Insurance and reinsurance broker Aon is working in collaboration with Praedicat to develop named peril liability reinsurance products to help insurers transfer emerging liability risks such as those related to nanomaterials and 5G to traditional reinsurers and also the capital markets.

5g-tech-emerging-liabilityThe idea is to address product liability risks from new and emerging technologies, developing “named peril” reinsurance products that allow the exposure to be more easily transferred.

By focusing on the named peril approach, Aon hopes that this will also make these emerging liability risks more attractive to insurance-linked securities (ILS) funds and capital market investors.

Aon and Praedicat believe that reinsurance coverage gaps exist when it comes to these emerging liability risks, and so aim to “encourage the development of a robust casualty catastrophe market that could offer new and diversified exposures to the reinsurance and insurance-linked securities sectors.”

In particular, the pair are targeting the general liability and directors’ & officers’ (D&O) market for both current year and historical policy year exposure, to offer tailored risk transfer solutions to clients.

Andy Marcell, CEO of Aon’s Reinsurance Solutions, commented, “Innovation has always been a key part of our business, and we continually look to deliver new products to solve the market’s needs. Our collaboration with Praedicat is a step in building an innovative robust liability catastrophe market, which will eventually match what already exists on the property side.”

Bob Reville, CEO, Praedicat, added, “We are delighted to work with Aon to increase the size of the casualty insurance market by encouraging sustainable solutions to emerging risk.

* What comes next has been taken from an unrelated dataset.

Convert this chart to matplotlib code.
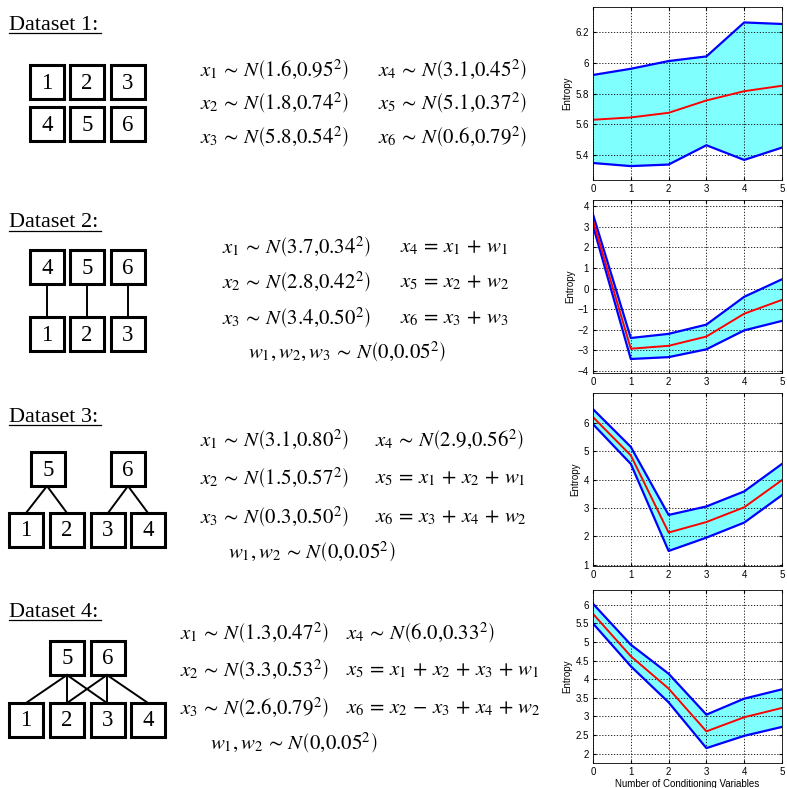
import matplotlib.pyplot as plt
from matplotlib.patches import Rectangle

plt.rcParams['mathtext.fontset'] = 'stix'

# number of conditioning variables
k = [0, 1, 2, 3, 4, 5]

# entropy curves: upper bound, mean, lower bound
d1_hi = [5.92, 5.96, 6.01, 6.04, 6.26, 6.25]
d1_mid = [5.63, 5.645, 5.675, 5.755, 5.815, 5.85]
d1_lo = [5.35, 5.33, 5.34, 5.465, 5.37, 5.45]

d2_hi = [3.6, -2.4, -2.2, -1.75, -0.4, 0.45]
d2_mid = [3.3, -2.92, -2.78, -2.33, -1.22, -0.55]
d2_lo = [3.05, -3.42, -3.33, -2.95, -2.03, -1.57]

d3_hi = [6.48, 5.15, 2.75, 3.05, 3.58, 4.55]
d3_mid = [6.2, 4.85, 2.13, 2.5, 3.02, 3.98]
d3_lo = [5.95, 4.55, 1.48, 1.95, 2.48, 3.45]

d4_hi = [6.03, 4.93, 4.15, 3.05, 3.48, 3.73]
d4_mid = [5.76, 4.62, 3.75, 2.6, 2.98, 3.23]
d4_lo = [5.5, 4.35, 3.38, 2.15, 2.48, 2.72]

ylims = [(5.24, 6.36), (-4.1, 4.3), (0.95, 7.05), (1.75, 6.4)]
yticks = [[5.4, 5.6, 5.8, 6.0, 6.2], list(range(-4, 5)), list(range(1, 7)),
          [2, 2.5, 3, 3.5, 4, 4.5, 5, 5.5, 6]]
ytick_labels = [['5.4', '5.6', '5.8', '6', '6.2'], None, None,
                ['2', '2.5', '3', '3.5', '4', '4.5', '5', '5.5', '6']]

titles = ['Dataset 1:', 'Dataset 2:', 'Dataset 3:', 'Dataset 4:']

S = r'\,\sim\,'
E = r'\,=\,'
P = r'\,+\,'
M = r'\,-\,'
eq1 = [r'$x_1' + S + r'N\left(1.6{,}0.95^2\right)$', r'$x_4' + S + r'N\left(3.1{,}0.45^2\right)$',
       r'$x_2' + S + r'N\left(1.8{,}0.74^2\right)$', r'$x_5' + S + r'N\left(5.1{,}0.37^2\right)$',
       r'$x_3' + S + r'N\left(5.8{,}0.54^2\right)$', r'$x_6' + S + r'N\left(0.6{,}0.79^2\right)$']
eq2 = [r'$x_1' + S + r'N\left(3.7{,}0.34^2\right)$', r'$x_4' + E + 'x_1' + P + 'w_1$',
       r'$x_2' + S + r'N\left(2.8{,}0.42^2\right)$', r'$x_5' + E + 'x_2' + P + 'w_2$',
       r'$x_3' + S + r'N\left(3.4{,}0.50^2\right)$', r'$x_6' + E + 'x_3' + P + 'w_3$',
       r'$w_1,w_2,w_3' + S + r'N\left(0{,}0.05^2\right)$']
eq3 = [r'$x_1' + S + r'N\left(3.1{,}0.80^2\right)$', r'$x_4' + S + r'N\left(2.9{,}0.56^2\right)$',
       r'$x_2' + S + r'N\left(1.5{,}0.57^2\right)$', r'$x_5' + E + 'x_1' + P + 'x_2' + P + 'w_1$',
       r'$x_3' + S + r'N\left(0.3{,}0.50^2\right)$', r'$x_6' + E + 'x_3' + P + 'x_4' + P + 'w_2$',
       r'$w_1,w_2' + S + r'N\left(0{,}0.05^2\right)$']
eq4 = [r'$x_1' + S + r'N\left(1.3{,}0.47^2\right)$', r'$x_4' + S + r'N\left(6.0{,}0.33^2\right)$',
       r'$x_2' + S + r'N\left(3.3{,}0.53^2\right)$',
       r'$x_5' + E + 'x_1' + P + 'x_2' + P + 'x_3' + P + 'w_1$',
       r'$x_3' + S + r'N\left(2.6{,}0.79^2\right)$',
       r'$x_6' + E + 'x_2' + M + 'x_3' + P + 'x_4' + P + 'w_2$',
       r'$w_1,w_2' + S + r'N\left(0{,}0.05^2\right)$']

fig = plt.figure(figsize=(7.87, 7.88), dpi=100)

# background axes in pixel coordinates for the left part
bg = fig.add_axes([0, 0, 1, 1])
bg.set_xlim(0, 787)
bg.set_ylim(788, 0)
bg.axis('off')

serif = 'Liberation Serif'

# dataset titles, underlined
for (ty, uy), t in zip([(30, 33), (227, 231), (422, 425), (617, 620)], titles):
    bg.text(9, ty, t, fontsize=16, family=serif, va='baseline', ha='left')
    bg.plot([9, 101], [uy, uy], color='k', lw=0.9)

def box(x, y, label, s=34):
    bg.add_patch(Rectangle((x, y), s, s, fill=False, lw=2.2, ec='k'))
    bg.text(x + s / 2, y + s / 2 + 1, label, fontsize=16.5, family=serif,
            ha='center', va='center')

# dataset 1 boxes
for i, (x, y) in enumerate([(30, 65), (70, 65), (111, 65), (30, 107), (70, 107), (111, 107)]):
    box(x, y, str(i + 1))

# dataset 2 boxes
for x, lab in zip([30, 70, 111], ['4', '5', '6']):
    box(x, 250, lab)
for x, lab in zip([30, 70, 111], ['1', '2', '3']):
    box(x, 317, lab)
    bg.plot([x + 17, x + 17], [284, 317], color='k', lw=1.4)

# dataset 3 boxes
box(31, 452, '5')
box(111, 452, '6')
for x, lab in zip([9, 50, 91, 131], ['1', '2', '3', '4']):
    box(x, 513, lab)
bg.plot([26, 47, 67], [513, 486, 513], color='k', lw=1.4)
bg.plot([108, 128, 148], [513, 486, 513], color='k', lw=1.4)

# dataset 4 boxes
box(50, 641, '5')
box(91, 641, '6')
for x, lab in zip([9, 50, 91, 131], ['1', '2', '3', '4']):
    box(x, 703, lab)
for bx in [26, 67, 107]:
    bg.plot([67, bx], [675, 703], color='k', lw=1.4)
for bx in [67, 107, 148]:
    bg.plot([107, bx], [675, 703], color='k', lw=1.4)

# equations
def equations(eqs, x1, x2, xw, ys):
    for i in range(3):
        bg.text(x1, ys[i], eqs[2 * i], fontsize=15, ha='left', va='center')
        bg.text(x2, ys[i], eqs[2 * i + 1], fontsize=15, ha='left', va='center')
    if len(eqs) > 6:
        bg.text(xw, ys[3], eqs[6], fontsize=15, ha='left', va='center')

equations(eq1, 200, 378, 0, [70, 103, 137])
equations(eq2, 222, 400, 248, [247, 282, 318, 352])
equations(eq3, 200, 375, 228, [440, 478, 517, 552])
equations(eq4, 180, 346, 210, [633, 670, 708, 743])

# entropy plots
tops = [7, 200, 393, 590]
data = [(d1_hi, d1_mid, d1_lo), (d2_hi, d2_mid, d2_lo),
        (d3_hi, d3_mid, d3_lo), (d4_hi, d4_mid, d4_lo)]
sans = 'Liberation Sans'
for i, (hi, mid, lo) in enumerate(data):
    top = tops[i]
    ax = fig.add_axes([593 / 787, 1 - (top + 173) / 788, 189 / 787, 173 / 788])
    ax.fill_between(k, lo, hi, color='#80ffff', lw=0)
    ax.plot(k, hi, color='#0000ff', lw=1.6)
    ax.plot(k, lo, color='#0000ff', lw=1.6)
    ax.plot(k, mid, color='#ff0000', lw=1.4)
    ax.set_xlim(0, 5)
    ax.set_ylim(*ylims[i])
    ax.set_xticks(k)
    ax.set_yticks(yticks[i])
    if ytick_labels[i] is not None:
        ax.set_yticklabels(ytick_labels[i])
    ax.grid(True, color='k', linestyle=(0, (1.5, 2)), lw=0.6)
    ax.tick_params(direction='in', length=2.5, labelsize=7, pad=3,
                   top=True, right=True)
    for lab in ax.get_xticklabels() + ax.get_yticklabels():
        lab.set_family(sans)
    for sp in ax.spines.values():
        sp.set_linewidth(0.6)
    ax.set_ylabel('Entropy', fontsize=7, labelpad=2, family=sans)
    if i == 3:
        ax.set_xlabel('Number of Conditioning Variables', fontsize=7,
                      labelpad=1, family=sans)

fig.savefig('out.png', dpi=100)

For us, Aon’s commitment to closing coverage gaps and solving clients’ problems with innovative solutions made them the ideal partner.”

The pair note that reinsurance products for large-scale emerging liability risks, such as casualty clash, have often been seen as too expensive be cedents.

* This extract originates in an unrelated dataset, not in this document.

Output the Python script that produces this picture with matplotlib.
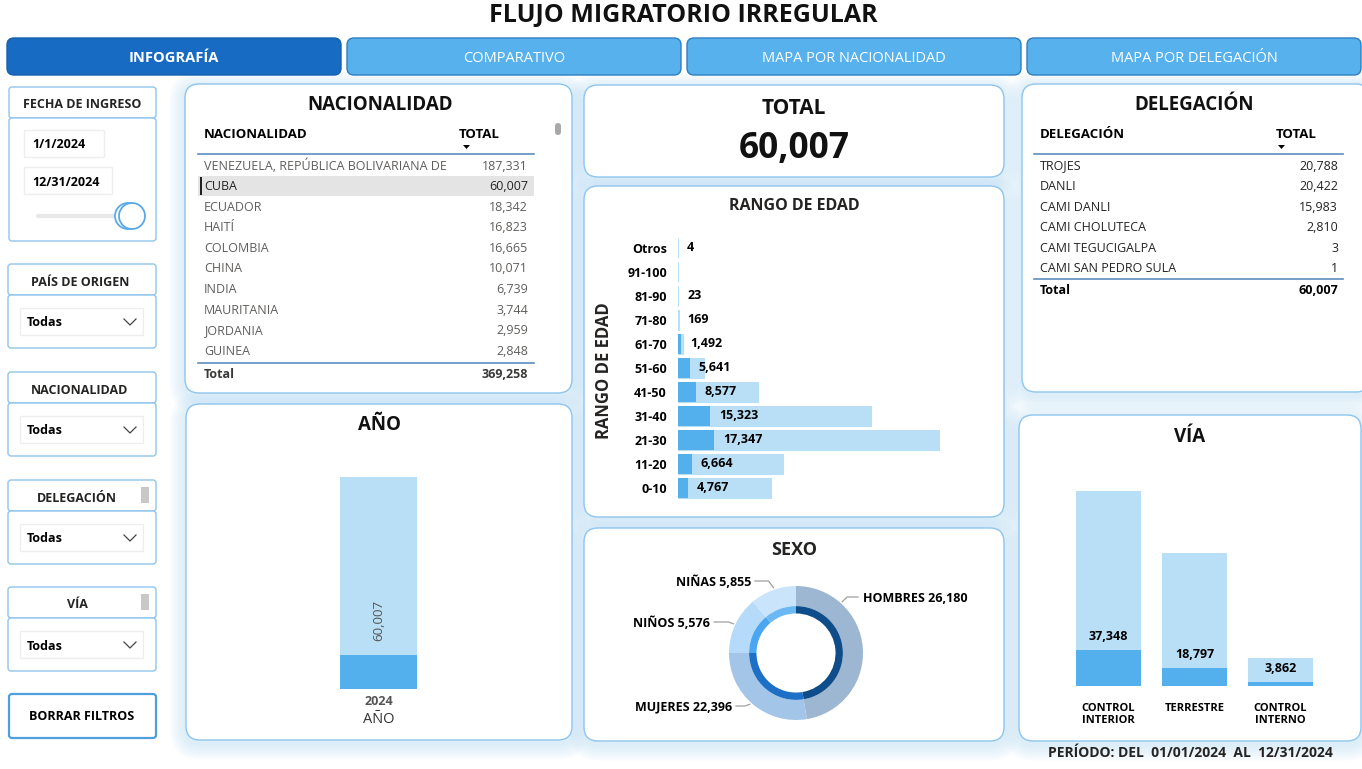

They explain, “By tailoring the coverage to a defined list of emerging risks on a named peril basis, the products are expected to provide the transparency needed to facilitate greater coverage certainty at risk-appropriate prices.”

Praedicat’s modelling analytics will be used to help structure the risk transfer products.

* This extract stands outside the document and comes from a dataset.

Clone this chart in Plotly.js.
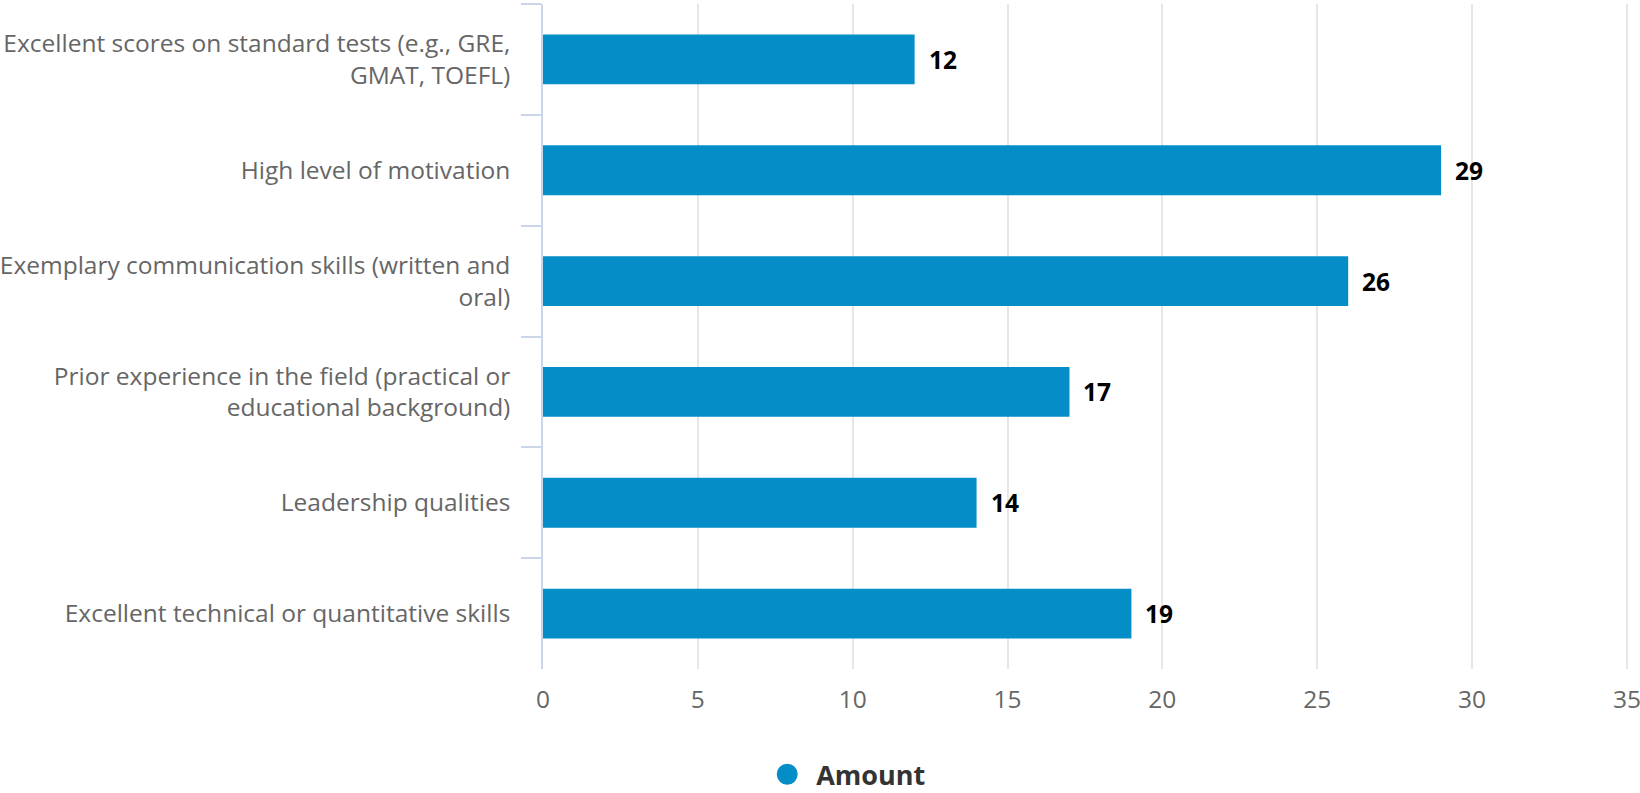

Emerging risks are a significant element to casualty exposures, as too is accumulation risk that spans over multiple policy years. Praedicat’s risk model is designed to help understand the likelihood and severity of a casualty event, providing the granularity needed for insurers to take risk transfer action.

Jessica Schuler, Senior Vice President, Praedicat, further explained, “The model has the functionality to allocate future losses to historical policy years and project when claims may arise. This flexibility will allow Aon to carve up the exposure along the time dimension to meet reinsurers’ appetite. In addition, the solutions will be designed to support the reinsurance transaction lifecycle from identifying the risk to underwriting, understanding accumulations, transferring the peril and reserving and managing claims.”

This ability to carve up liability exposure may suggest that shorter-tailed elements of the risk can be carved out as well, which would serve to make it more appealing to ILS funds and capital market investors.

Amanda Nguyen, Senior Managing Director in Aon’s Reinsurance Solutions, also said, “This collaboration is another step for Aon to support and provide our clients with innovative solutions, during a time where increased litigation activity has shed light on growing casualty accumulation exposure and uncertainty. Aon is committed to supporting our clients’ ever-evolving needs and we look forward to working collaboratively with the market to design products of value and help meet clients’ strategic goals.”

Insurance capacity to support emerging liability risks is critical to enable innovation to continue apace, but insurers need access to the reinsurance capital to enable them to provide the broad liability covers necessary.

By enabling insurers to buy reinsurance on a named peril basis, the risks can be made more granular and understandable, which could ultimately open up more capacity, including from the capital markets.